### Written problem
Keep the pictures out of the copy and repeat the records exactly.

### Supplied data
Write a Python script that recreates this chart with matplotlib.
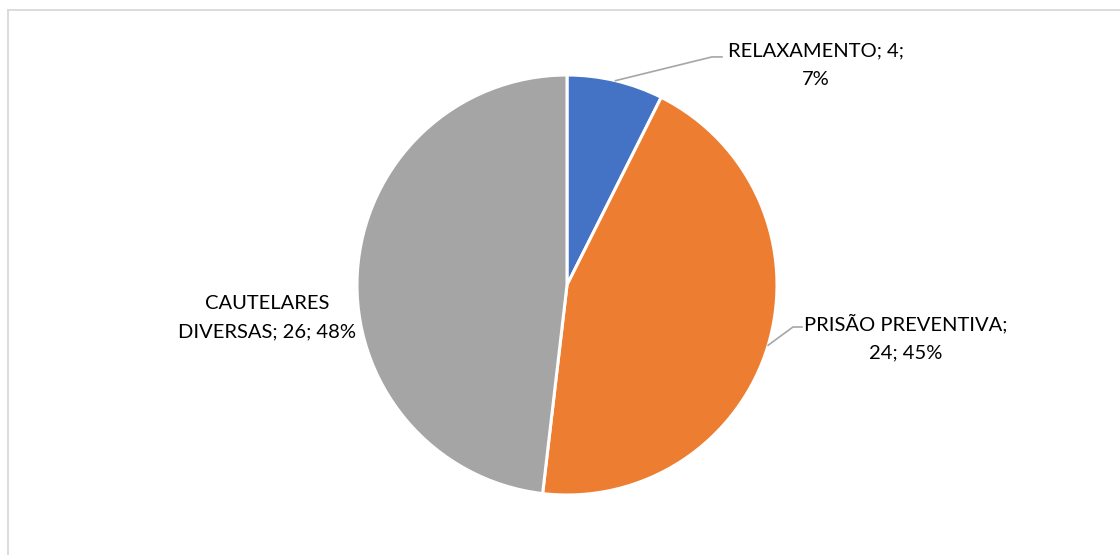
import numpy as np
import matplotlib
matplotlib.use("Agg")
import matplotlib.pyplot as plt
from matplotlib.lines import Line2D

categories = ["RELAXAMENTO", "PRISÃO PREVENTIVA", "CAUTELARES DIVERSAS"]
values = [4, 24, 26]
pct_labels = ["7%", "45%", "48%"]
label_texts = ["RELAXAMENTO; 4;\n7%", "PRISÃO PREVENTIVA;\n24; 45%", "CAUTELARES\nDIVERSAS; 26; 48%"]
colors = ["#4472C4", "#ED7D31", "#A5A5A5"]

W, H = 1120, 555
DPI = 100
fig = plt.figure(figsize=(W / DPI, H / DPI), dpi=DPI)
fig.patch.set_facecolor("white")

cx, cy, R = 567, 285, 210  # pixel geometry
ax = fig.add_axes([0, 0, 1, 1])
wedges, _ = ax.pie(values, colors=colors, startangle=90, counterclock=False,
                   radius=1.0, wedgeprops=dict(edgecolor="white", linewidth=2.2))
ax.set_xlim(-cx / R, (W - cx) / R)
ax.set_ylim(-(H - cy) / R, cy / R)
ax.set_aspect("equal", adjustable="box")
ax.axis("off")

font = dict(family=["Lato", "DejaVu Sans"], fontsize=14.5, color="#000000",
            ha="center", va="center", linespacing=1.8)

# label placement (axes data units, radius = 1)
text_pos = [(1.186, 1.048), (1.614, -0.252), (-1.429, -0.157)]
elbows = [((0.690, 1.086), (0.738, 1.086)), ((1.076, -0.200), (1.119, -0.200)), None]

for w, lab, tp, el in zip(wedges, label_texts, text_pos, elbows):
    ax.text(tp[0], tp[1], lab, **font)
    if el is not None:
        mid = np.deg2rad((w.theta1 + w.theta2) / 2)
        sx, sy = np.cos(mid), np.sin(mid)
        ax.add_line(Line2D([sx, el[0][0], el[1][0]], [sy, el[0][1], el[1][1]],
                           color="#A6A6A6", lw=1.2))

# chart border (top and left visible)
fig.add_artist(Line2D([7.5 / W, 1.0], [1 - 9.5 / H, 1 - 9.5 / H], transform=fig.transFigure,
                      color="#D9D9D9", lw=1.3))
fig.add_artist(Line2D([7.5 / W, 7.5 / W], [0, 1 - 9.5 / H], transform=fig.transFigure,
                      color="#D9D9D9", lw=1.3))

fig.savefig("out.png", dpi=DPI, facecolor="white")
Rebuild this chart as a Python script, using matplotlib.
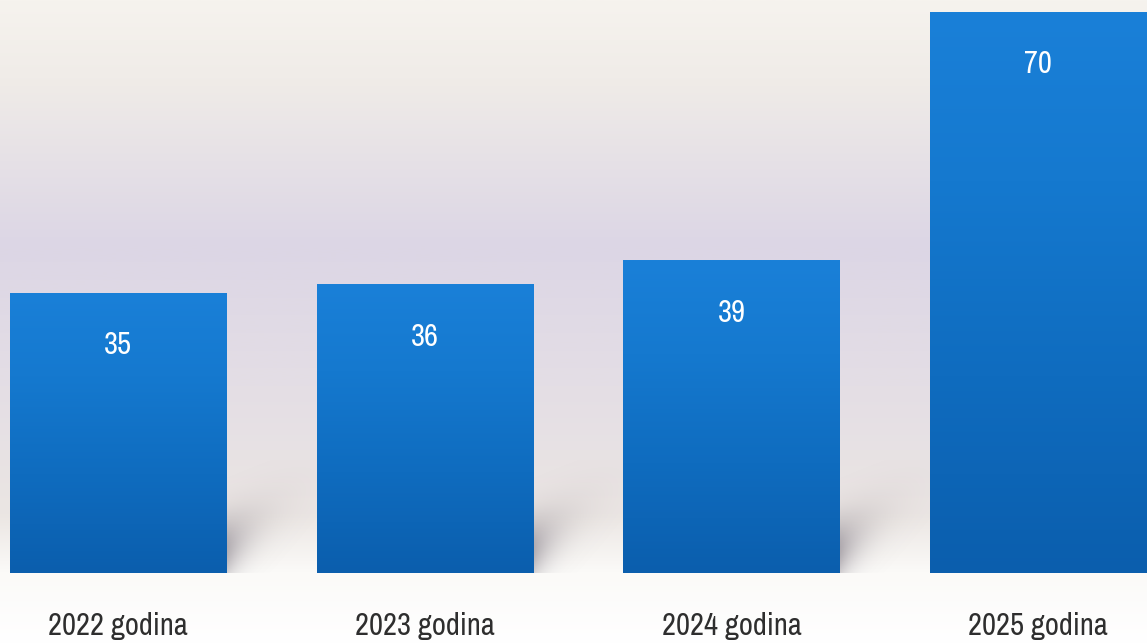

### Exercise answer
Write a Python script that recreates this chart with matplotlib.
import numpy as np
import matplotlib
matplotlib.use("Agg")
import matplotlib.pyplot as plt
from matplotlib.lines import Line2D

categories = ["RELAXAMENTO", "PRISÃO PREVENTIVA", "CAUTELARES DIVERSAS"]
values = [4, 24, 26]
pct_labels = ["7%", "45%", "48%"]
label_texts = ["RELAXAMENTO; 4;\n7%", "PRISÃO PREVENTIVA;\n24; 45%", "CAUTELARES\nDIVERSAS; 26; 48%"]
colors = ["#4472C4", "#ED7D31", "#A5A5A5"]

W, H = 1120, 555
DPI = 100
fig = plt.figure(figsize=(W / DPI, H / DPI), dpi=DPI)
fig.patch.set_facecolor("white")

cx, cy, R = 567, 285, 210  # pixel geometry
ax = fig.add_axes([0, 0, 1, 1])
wedges, _ = ax.pie(values, colors=colors, startangle=90, counterclock=False,
                   radius=1.0, wedgeprops=dict(edgecolor="white", linewidth=2.2))
ax.set_xlim(-cx / R, (W - cx) / R)
ax.set_ylim(-(H - cy) / R, cy / R)
ax.set_aspect("equal", adjustable="box")
ax.axis("off")

font = dict(family=["Lato", "DejaVu Sans"], fontsize=14.5, color="#000000",
            ha="center", va="center", linespacing=1.8)

# label placement (axes data units, radius = 1)
text_pos = [(1.186, 1.048), (1.614, -0.252), (-1.429, -0.157)]
elbows = [((0.690, 1.086), (0.738, 1.086)), ((1.076, -0.200), (1.119, -0.200)), None]

for w, lab, tp, el in zip(wedges, label_texts, text_pos, elbows):
    ax.text(tp[0], tp[1], lab, **font)
    if el is not None:
        mid = np.deg2rad((w.theta1 + w.theta2) / 2)
        sx, sy = np.cos(mid), np.sin(mid)
        ax.add_line(Line2D([sx, el[0][0], el[1][0]], [sy, el[0][1], el[1][1]],
                           color="#A6A6A6", lw=1.2))

# chart border (top and left visible)
fig.add_artist(Line2D([7.5 / W, 1.0], [1 - 9.5 / H, 1 - 9.5 / H], transform=fig.transFigure,
                      color="#D9D9D9", lw=1.3))
fig.add_artist(Line2D([7.5 / W, 7.5 / W], [0, 1 - 9.5 / H], transform=fig.transFigure,
                      color="#D9D9D9", lw=1.3))

fig.savefig("out.png", dpi=DPI, facecolor="white")
Rebuild this chart as a Python script, using matplotlib.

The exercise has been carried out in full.